The smart glasses look nearly identical to any other pair of Ray-Ban Wayfarer glasses. They feel sturdy. The hinges feel nice and strong so you don’t have to worry about bending or damaging them when taking the device out of the case. Visually, the biggest differences are the onboard 12MP ultra-wide camera and controls. While Ray-Ban has designed both to be discrete, they are noticeable. This is especially true for the camera lenses, which are located next to the actual lenses of the smart glasses. The built-in control suite includes an on/off switch, a small button for taking photos and video, and a hidden touch sensor to control video playback.

For calls and listening to music, Ray-Ban Meta features a five-microphone system. Built into the frames, there are two microphones on the left arm, two on the right, and one nestled in on the nose bridge. As for the speaker system, the smart glasses include two custom-built open-ear speakers. While offering exceptional clarity, they do fall short in a couple of ways. More on that in a bit.

Other notable features include a 32GB flash storage system built in. This gives way to the capacity to take 100+ videos of 30 seconds or less and over 500 photos. The Ray-Ban Meta glasses also support Wi-Fi 6. The smart glasses themselves provide up to four hours of use on a charge. The case increases the total charge time to up to 36 hours, which is more than enough time to take the glasses out for the day before needing to recharge the USB-C case.

Setup and music on-the-go

The Ray-Ban Meta is not designed to be used as a standalone product in any way. Instead, users must pair the glasses with their smartphone via Bluetooth and the Meta View app. This app acts as the hub, connecting other Meta-owned apps and services alongside third-party supportive apps such as Spotify. To pair the glasses, users essentially must keep the glasses in their case and hit the small ‘Pairing’ button on the back. Following the on-screen instructions within the app, I had the Ray-Ban Meta paired in mere moments.

It quickly became apparent how the Ray-Ban Meta smart glasses could factor into my day-to-day life while out of my apartment. The pair I had featured tinted lenses so that did inhibit me from using them during the work day or keeping them on as I did chores around the house. However, once I had to leave to grab some groceries or take a walk for a coffee, the Ray-Ban Meta became the star of my walk.

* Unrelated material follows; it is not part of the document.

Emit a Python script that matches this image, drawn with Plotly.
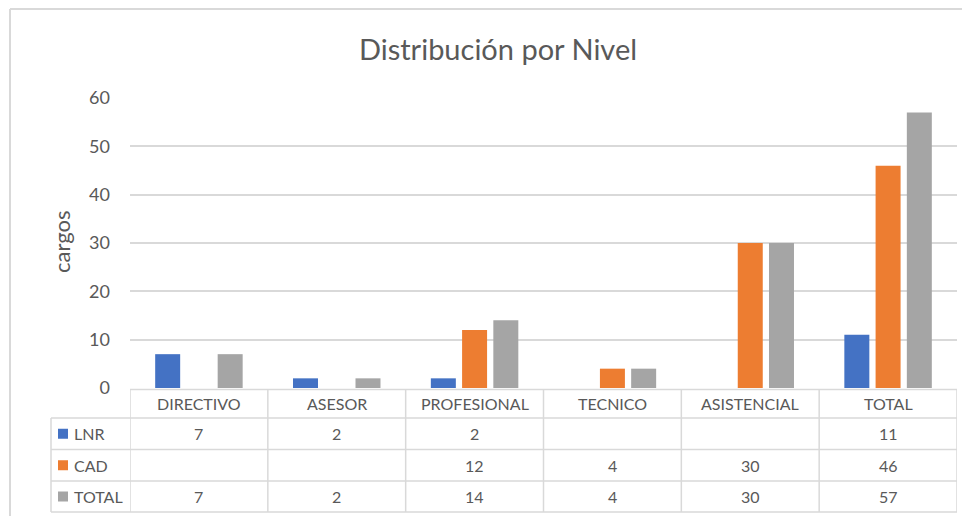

When putting them on, they emit a satisfying audible noise, indicating they are ready to use. The Meta View app allows my Spotify account to be linked to the glasses and spin an album or a podcast. The touch controls are available for easy-to-access volume controls. Swiping left or right helps control the volume while tapping the sensor will pause or play. It’s very convenient and intuitive to use.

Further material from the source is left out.